WORK TO DO: Return the material word for word. Do not include the pictures.
** BEGIN INFORMATION SHOWN **
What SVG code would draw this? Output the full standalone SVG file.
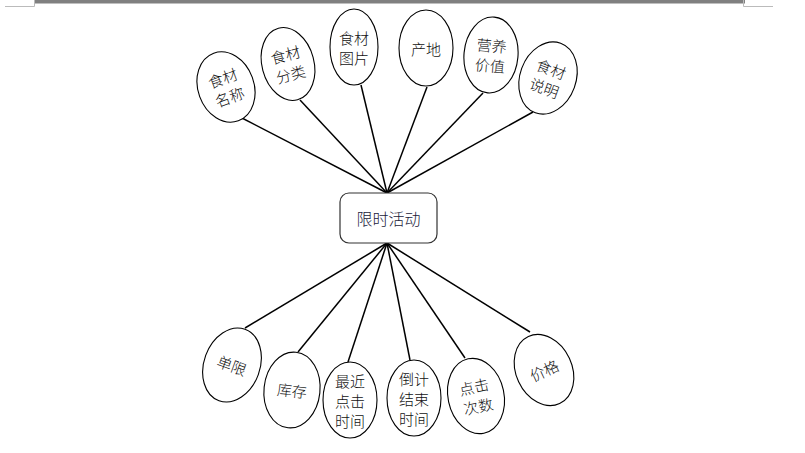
<svg xmlns="http://www.w3.org/2000/svg" width="805" height="453" viewBox="0 0 805 453">
<style>
.e{fill:#fff;stroke:#000;stroke-width:1.1}
.t{font-family:"Noto Sans CJK SC","Noto Sans",sans-serif;font-size:15px;font-weight:300;fill:#111;text-anchor:middle;dominant-baseline:central}
.c{stroke:#000;stroke-width:1.5;fill:none}
</style>
<rect x="35" y="0" width="710" height="3.5" fill="#808080"/>
<path d="M5 6.5H34.5V0M743.5 0V6.5H773" fill="none" stroke="#bbb" stroke-width="1"/>
<g id="connectors">
<line class="c" x1="387" y1="193" x2="240" y2="117"/>
<line class="c" x1="387" y1="193" x2="300" y2="100"/>
<line class="c" x1="387" y1="193" x2="361" y2="85"/>
<line class="c" x1="387" y1="193" x2="427" y2="87"/>
<line class="c" x1="387" y1="193" x2="483" y2="93"/>
<line class="c" x1="387" y1="193" x2="533" y2="112"/>
<line class="c" x1="387" y1="243" x2="245" y2="328"/>
<line class="c" x1="387" y1="243" x2="298" y2="352"/>
<line class="c" x1="387" y1="243" x2="348" y2="362"/>
<line class="c" x1="387" y1="243" x2="410" y2="360"/>
<line class="c" x1="387" y1="243" x2="465" y2="358"/>
<line class="c" x1="387" y1="243" x2="530" y2="332"/>
</g>
<g id="center">
<rect x="340" y="193" width="97" height="50" rx="9" fill="#fff" stroke="#333" stroke-width="1.2"/>
<text class="t" x="388.5" y="218" style="font-size:16px;fill:#1a1a3a">限时活动</text>
</g>
<g id="n1" transform="rotate(-20 226 87)">
<ellipse class="e" cx="226" cy="87" rx="28" ry="36"/>
<text class="t" x="226" y="77">食材</text><text class="t" x="226" y="97">名称</text>
</g>
<g id="n2" transform="rotate(-15 288 64)">
<ellipse class="e" cx="288" cy="64" rx="26" ry="37"/>
<text class="t" x="288" y="54">食材</text><text class="t" x="288" y="74">分类</text>
</g>
<g id="n3">
<ellipse class="e" cx="354" cy="47" rx="24" ry="38"/>
<text class="t" x="354" y="37">食材</text><text class="t" x="354" y="57">图片</text>
</g>
<g id="n4">
<ellipse class="e" cx="426" cy="48" rx="27" ry="38"/>
<text class="t" x="426" y="48">产地</text>
</g>
<g id="n5" transform="rotate(5 491 55)">
<ellipse class="e" cx="491" cy="55" rx="27" ry="38"/>
<text class="t" x="491" y="45">营养</text><text class="t" x="491" y="65">价值</text>
</g>
<g id="n6" transform="rotate(20 548 78)">
<ellipse class="e" cx="548" cy="78" rx="28" ry="37"/>
<text class="t" x="548" y="68">食材</text><text class="t" x="548" y="88">说明</text>
</g>
<g id="b1" transform="rotate(20 232 365)">
<ellipse class="e" cx="232" cy="365" rx="28" ry="38"/>
<text class="t" x="232" y="365">单限</text>
</g>
<g id="b2" transform="rotate(6 292 390)">
<ellipse class="e" cx="292" cy="390" rx="28" ry="38"/>
<text class="t" x="292" y="390">库存</text>
</g>
<g id="b3">
<ellipse class="e" cx="350" cy="400" rx="27" ry="38"/>
<text class="t" x="350" y="380">最近</text><text class="t" x="350" y="400">点击</text><text class="t" x="350" y="420">时间</text>
</g>
<g id="b4">
<ellipse class="e" cx="414" cy="398" rx="27" ry="38"/>
<text class="t" x="414" y="378">倒计</text><text class="t" x="414" y="398">结束</text><text class="t" x="414" y="418">时间</text>
</g>
<g id="b5" transform="rotate(-12 476 396)">
<ellipse class="e" cx="476" cy="396" rx="28" ry="38"/>
<text class="t" x="476" y="386">点击</text><text class="t" x="476" y="406">次数</text>
</g>
<g id="b6" transform="rotate(-25 544 370)">
<ellipse class="e" cx="544" cy="370" rx="28" ry="37"/>
<text class="t" x="544" y="370">价格</text>
</g>
</svg>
** END INFORMATION SHOWN **
FULL SOLUTION:
What SVG code would draw this? Output the full standalone SVG file.
<svg xmlns="http://www.w3.org/2000/svg" width="805" height="453" viewBox="0 0 805 453">
<style>
.e{fill:#fff;stroke:#000;stroke-width:1.1}
.t{font-family:"Noto Sans CJK SC","Noto Sans",sans-serif;font-size:15px;font-weight:300;fill:#111;text-anchor:middle;dominant-baseline:central}
.c{stroke:#000;stroke-width:1.5;fill:none}
</style>
<rect x="35" y="0" width="710" height="3.5" fill="#808080"/>
<path d="M5 6.5H34.5V0M743.5 0V6.5H773" fill="none" stroke="#bbb" stroke-width="1"/>
<g id="connectors">
<line class="c" x1="387" y1="193" x2="240" y2="117"/>
<line class="c" x1="387" y1="193" x2="300" y2="100"/>
<line class="c" x1="387" y1="193" x2="361" y2="85"/>
<line class="c" x1="387" y1="193" x2="427" y2="87"/>
<line class="c" x1="387" y1="193" x2="483" y2="93"/>
<line class="c" x1="387" y1="193" x2="533" y2="112"/>
<line class="c" x1="387" y1="243" x2="245" y2="328"/>
<line class="c" x1="387" y1="243" x2="298" y2="352"/>
<line class="c" x1="387" y1="243" x2="348" y2="362"/>
<line class="c" x1="387" y1="243" x2="410" y2="360"/>
<line class="c" x1="387" y1="243" x2="465" y2="358"/>
<line class="c" x1="387" y1="243" x2="530" y2="332"/>
</g>
<g id="center">
<rect x="340" y="193" width="97" height="50" rx="9" fill="#fff" stroke="#333" stroke-width="1.2"/>
<text class="t" x="388.5" y="218" style="font-size:16px;fill:#1a1a3a">限时活动</text>
</g>
<g id="n1" transform="rotate(-20 226 87)">
<ellipse class="e" cx="226" cy="87" rx="28" ry="36"/>
<text class="t" x="226" y="77">食材</text><text class="t" x="226" y="97">名称</text>
</g>
<g id="n2" transform="rotate(-15 288 64)">
<ellipse class="e" cx="288" cy="64" rx="26" ry="37"/>
<text class="t" x="288" y="54">食材</text><text class="t" x="288" y="74">分类</text>
</g>
<g id="n3">
<ellipse class="e" cx="354" cy="47" rx="24" ry="38"/>
<text class="t" x="354" y="37">食材</text><text class="t" x="354" y="57">图片</text>
</g>
<g id="n4">
<ellipse class="e" cx="426" cy="48" rx="27" ry="38"/>
<text class="t" x="426" y="48">产地</text>
</g>
<g id="n5" transform="rotate(5 491 55)">
<ellipse class="e" cx="491" cy="55" rx="27" ry="38"/>
<text class="t" x="491" y="45">营养</text><text class="t" x="491" y="65">价值</text>
</g>
<g id="n6" transform="rotate(20 548 78)">
<ellipse class="e" cx="548" cy="78" rx="28" ry="37"/>
<text class="t" x="548" y="68">食材</text><text class="t" x="548" y="88">说明</text>
</g>
<g id="b1" transform="rotate(20 232 365)">
<ellipse class="e" cx="232" cy="365" rx="28" ry="38"/>
<text class="t" x="232" y="365">单限</text>
</g>
<g id="b2" transform="rotate(6 292 390)">
<ellipse class="e" cx="292" cy="390" rx="28" ry="38"/>
<text class="t" x="292" y="390">库存</text>
</g>
<g id="b3">
<ellipse class="e" cx="350" cy="400" rx="27" ry="38"/>
<text class="t" x="350" y="380">最近</text><text class="t" x="350" y="400">点击</text><text class="t" x="350" y="420">时间</text>
</g>
<g id="b4">
<ellipse class="e" cx="414" cy="398" rx="27" ry="38"/>
<text class="t" x="414" y="378">倒计</text><text class="t" x="414" y="398">结束</text><text class="t" x="414" y="418">时间</text>
</g>
<g id="b5" transform="rotate(-12 476 396)">
<ellipse class="e" cx="476" cy="396" rx="28" ry="38"/>
<text class="t" x="476" y="386">点击</text><text class="t" x="476" y="406">次数</text>
</g>
<g id="b6" transform="rotate(-25 544 370)">
<ellipse class="e" cx="544" cy="370" rx="28" ry="37"/>
<text class="t" x="544" y="370">价格</text>
</g>
</svg>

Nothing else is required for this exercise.